We have been in love with UX as the prime goal of design for too long. Time to change.
In focusing on the users’ experience with our digital products we have come to believe that the experience is the most important goal of our design efforts. But for our clients, they care much more for the behaviour of the people in the system – the sales and abandonments, the referrals and repeat business, the loyalty and social contacts. Designing for behaviour – at the individual and aggregate levels – offers a very direct means of delivering on those goals.
The idea of designing for the experience of the user has become firmly embedded in our practice. In doing so many thousands of digital services have been improved. There is very real benefit to designing digital services with a clear vision for the user’s experience – we better understand their context, their mindset, their goals and broader activity, and the things that cause them frustration and pleasure.
As a reaction against the Functional Requirements model of design that dominated the ’80s and ’90s, a shift to the experience of use offered a very superior approach.
For the organisation, the theory (and some good evidence) suggests that a better experience will lead to more of the desired behaviours. This indirect approach is well-meaning, but requires client organisations to not only buy into the value of an improved experience, but also the connection between experience and behaviour.
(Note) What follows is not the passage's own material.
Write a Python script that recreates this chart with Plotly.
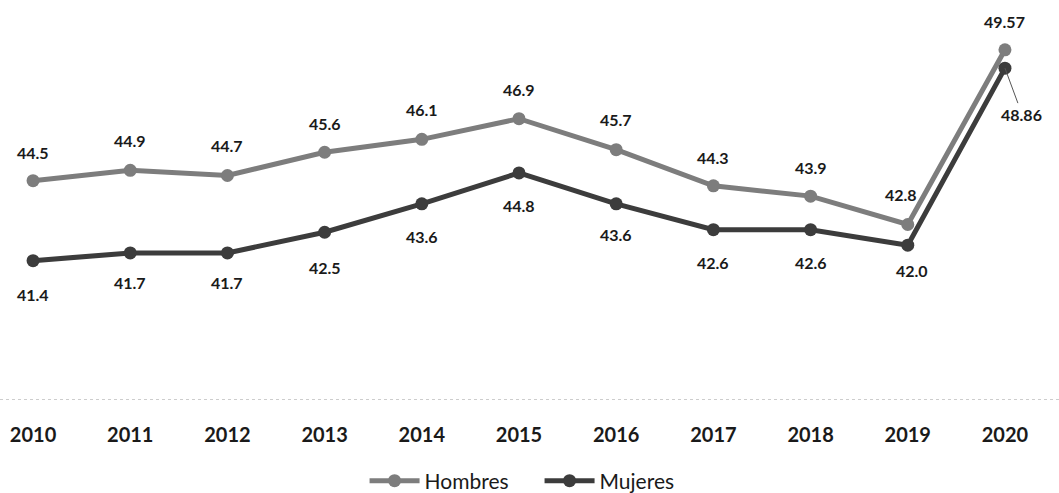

The reality for the designer is that in many cases they simply look to design for the behaviour of users, and take into account the experience as a secondary effect. Rather than focusing on emotional responses as the main objective, we can focus on the target behaviours and how to shape them.
This talk will outline the key inputs in a model of Behavioural Design and how those inputs help designers to directly target specific behaviours. It will look at the role of interaction design, behavioural psychology, systems thinking and other tools. And it will propose that a model of design with behaviour as its focus offers a coherent and complete approach to design in a way that is consistent with the goals of client organizations.
Steve Baty is the founder and principal of Meld Studios, a design studio based in Sydney, Australia, working with large Australian organisations. His work sees us addressing complex challenges, deconstructing service systems and redesigning them to better the lives of the people involved – both in and outside the organisation.
He is also the founder of UX Book Club – an initiative that has been run in over 100 cities around the world and involved thousands of people.
For the past 18 months he has served as the President of the IxDA, the global organisation engaging with over 50,000 design practitioners. Prior to that he was a Director for two and a half years and served as Vice President in 2010/11. In 2012 he acted as the Chair of Interaction 12 in Dublin – the first time the conference was held outside of North America.
He is very interested in understanding how things work and the interrelationship between components of dynamic systems at the level of both individual and aggregate behaviours.